Contro il surriscaldamento terrestre, c’era già stato chi aveva proposto di far aumentare le alghe che possono fissare il carbonio e diminuire la CO2, e chi, l’anno scorso, aveva pensato di risolvere lo stesso problema buttando in mare calcare – poi trasformato addirittura in calce che assorbisse dall’atmosfera più anidride carbonica, il gas dell’effetto serra – per controbilanciare così l’acidificazione delle acque e il riscaldamento; c’era anche chi aveva pensato di mettere nella stratosfera sostanze riflettenti per far diminuire l’irraggiamento solare – le cosiddette iniezioni di zolfo nell’atmosfera proposte da Crutzen sempre nel 2009.
Oltre a questi interventi di geoingegneria, atti a modificare artificialmente il clima, sono state lanciate altre proposte meno invasive come la la “bio-geoingegneria dell’albedo – che consiste nel piantare varietà vegetali che riflettono meglio e maggiormente la luce del sole per rilanciarla nello spazio e che potrebbe ridurre le temperature estive più di 1°C in alcune zone del mondo – o come il mangiar sano basato su agricoltura bio-ecologica e non industriale che eviti la produzione di sostanze chimiche, inquinamento da trasporti, imballaggi e l’allevamento zootecnico (allevamenti intensivi): pensate che solo la deforestazione causata dalle monoculture destinate all’esportazione incide per il 18% sulle emissioni di anidride carbonica…
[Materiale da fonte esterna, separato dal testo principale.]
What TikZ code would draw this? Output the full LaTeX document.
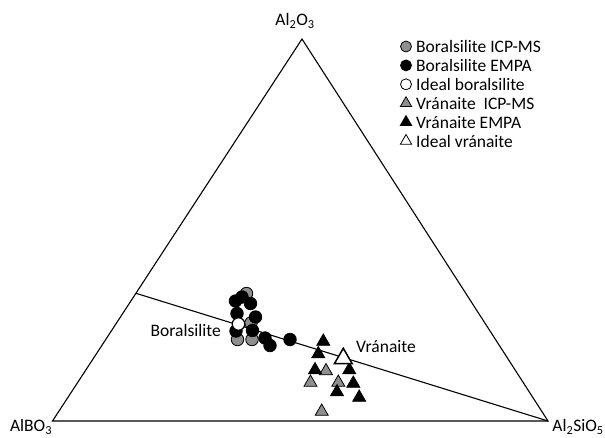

Quindi forse l’approccio “umile” proposto dai 175 scienziati di 15 Paesi riuniti all’Asilomar conference centre di Pacific Grove, in California, rimane la via certo più difficile ma sempre la più consigliata: non è mai troppo tardi per cercare di vivere non solo in pace con se stessi ma anche con la madre terra che tutti ci ospita. Il mio solito monito a vivere con misura evitando gli eccessi e seguendo i bioritmi propri dell’uomo andrebbe semplicemente applicato anche al nostro rapporto con la natura: ascoltare il suo battito come fosse il nostro e ascoltare la terra cercando di rispettarla e di non farla scaldare troppo col nostro disinteresse nei suoi confronti!